« Dans ce petit livre dense et serré comme un poing vengeur, Elsa Dauphin trace le portrait d’une femme qui tente de survivre dans un monde sans pitié. »

 



Elle n’a rien d’attirant, Léa Détrié. Elle ne parle pas, transporte partout une mine sombre, une humeur de chien. Elle ne supporte rien ni personne. En prison, elle fait tout pour éviter ses codétenues. Elle y arrive, en levant la tête, et en regardant le ciel. Mais comment cette femme seule et si discrète, qui travaillait à la plonge dans un restaurant de province, a-t-elle pu se retrouver en cellule ? Elle a crié son innocence, mais tout l’accusait. Elle est la dernière à avoir vu vivant le patron Thierry Racoule, retrouvé le crâne fracassé par une batte de base-ball. Lors d’un atelier d’écriture en prison, sous la plume de la prisonnière c’est une autre voix qui se fait entendre, celle du patron, accoudé à son comptoir et qui contemple goguenard sa petite basse-cour. Il n’a que mépris pour ces gens qu’il embauche, et qu’il manipule.
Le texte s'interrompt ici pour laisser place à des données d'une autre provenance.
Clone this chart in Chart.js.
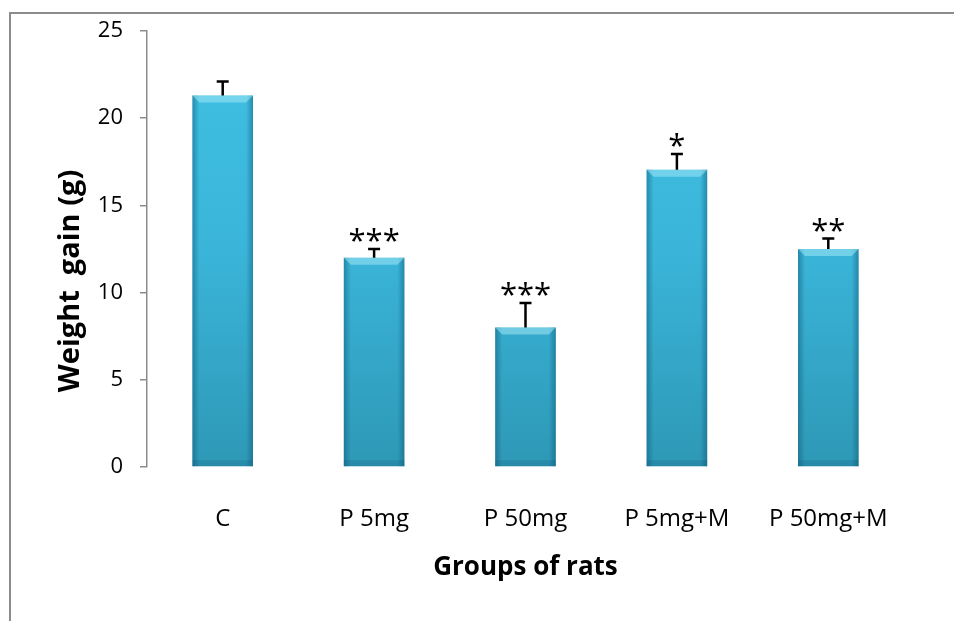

Mais surtout, il y a quelqu’un qu’il déteste, c’est Léa, qui échappe à son contrôle, Léa et « sa tronche de rien du tout.( ... ) Elle fait la gueule. Elle fait toujours la gueule, cette conne ».

Au fil de l’histoire, deux Léa émergent. La misanthrope et l’ornithologue. Celle qui une fois sortie de prison n’entend et ne voit que les oiseaux. Dans ce petit livre dense et serré comme un poing vengeur, Elsa Dauphin trace le portrait d’une femme qui tente de survivre dans un monde sans pitié. Sa force elle la puise dans la contemplation du paysage, dans l’attention qu’elle porte à l’infiniment petit qui la projette loin du monde. « L’apaisement presque soporifique que me procure une étude légère, n’ayant aucun objectif défini, est proche du rêve, sur le fil d’une réalité que je tiens à distance. » À la fois récit naturaliste et journal d’une exilée sociale, ici la légèreté de la nature vient contrebalancer la lourdeur du réel et le drame sous-jacent. L’ouvrage d’Elsa Dauphin rejoint les thématiques qui lui sont chères, comme dans La Compagnie des vaches : l’aliénation dans le travail et la volonté de ceux qui dirigent de faire plier les esprits les plus rétifs.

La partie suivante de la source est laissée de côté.